>> start

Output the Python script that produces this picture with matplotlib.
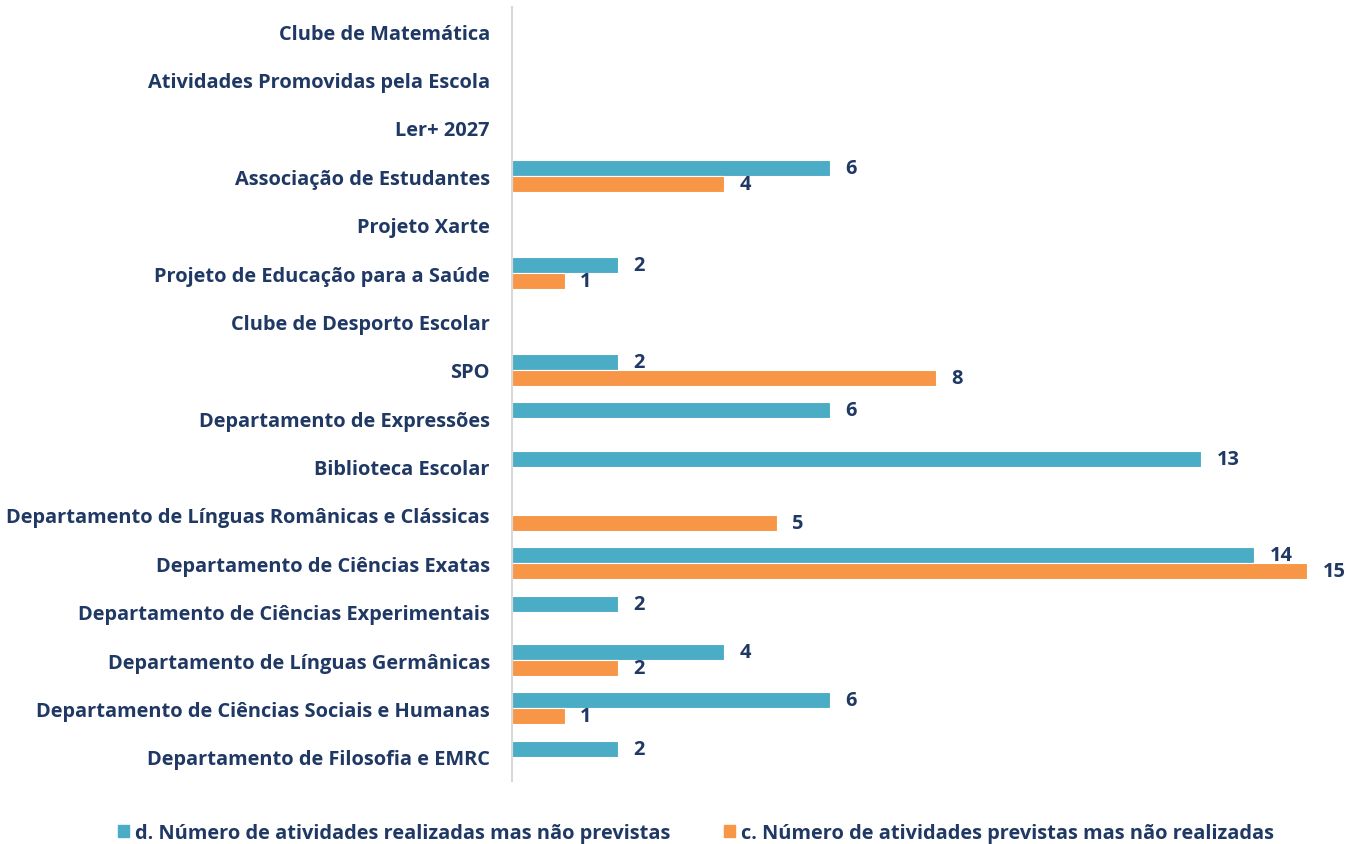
import matplotlib.pyplot as plt
import numpy as np
from matplotlib.patches import Patch

categories = [
    "Clube de Matemática",
    "Atividades Promovidas pela Escola",
    "Ler+ 2027",
    "Associação de Estudantes",
    "Projeto Xarte",
    "Projeto de Educação para a Saúde",
    "Clube de Desporto Escolar",
    "SPO",
    "Departamento de Expressões",
    "Biblioteca Escolar",
    "Departamento de Línguas Românicas e Clássicas",
    "Departamento de Ciências Exatas",
    "Departamento de Ciências Experimentais",
    "Departamento de Línguas Germânicas",
    "Departamento de Ciências Sociais e Humanas",
    "Departamento de Filosofia e EMRC",
]
realizadas_nao_previstas = [0, 0, 0, 6, 0, 2, 0, 2, 6, 13, 0, 14, 2, 4, 6, 2]
previstas_nao_realizadas = [0, 0, 0, 4, 0, 1, 0, 8, 0, 0, 5, 15, 0, 2, 1, 0]
legend_labels = ["d. Número de atividades realizadas mas não previstas",
                 "c. Número de atividades previstas mas não realizadas"]

teal = "#4BACC6"
orange = "#F79646"
navy = "#1F3864"
plt.rcParams['font.family'] = ['Open Sans', 'DejaVu Sans']
plt.rcParams['font.weight'] = 'bold'
fs = 14.4

fig = plt.figure(figsize=(13.52, 8.45), dpi=100)
ax = fig.add_axes([0.3787, 0.0746, 0.6113, 0.9159])

y = np.arange(len(categories))
h = 0.33
ax.barh(y - h / 2, realizadas_nao_previstas, height=h, color=teal,
        edgecolor="white", linewidth=0.8)
ax.barh(y + h / 2, previstas_nao_realizadas, height=h, color=orange,
        edgecolor="white", linewidth=0.8)

for i, v in enumerate(realizadas_nao_previstas):
    if v:
        ax.annotate(str(v), (v, i - h / 2), xytext=(11, 0), textcoords="offset points",
                    va="center", ha="left", fontsize=fs, color=navy, fontweight="bold")
for i, v in enumerate(previstas_nao_realizadas):
    if v:
        ax.annotate(str(v), (v, i + h / 2), xytext=(11, 0), textcoords="offset points",
                    va="center", ha="left", fontsize=fs, color=navy, fontweight="bold")

ax.set_ylim(len(categories) - 0.5, -0.5)
ax.set_xlim(0, (1340 - 512) / 53.13)
ax.set_yticks(y)
ax.set_yticklabels(categories, fontsize=fs, color=navy, fontweight="bold")
ax.tick_params(axis="y", length=0, pad=16)
ax.set_xticks([])
for s in ["top", "right", "bottom"]:
    ax.spines[s].set_visible(False)
ax.spines["left"].set_color("#D9D9D9")
ax.spines["left"].set_linewidth(1.5)

handles = [Patch(color=teal), Patch(color=orange)]
leg = fig.legend(handles, legend_labels, loc="lower center", bbox_to_anchor=(0.515, -0.02),
                 ncol=2, frameon=False, fontsize=fs, handlelength=0.55, handleheight=0.55,
                 handletextpad=0.3, columnspacing=2.7)
for t in leg.get_texts():
    t.set_color(navy)
    t.set_fontweight("bold")

fig.savefig("out.png", dpi=100)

>> end

**Task requirements:**
Count the lines of the data that contain the string "matplotlib", and reply with that number alone.

**Complete response:**
3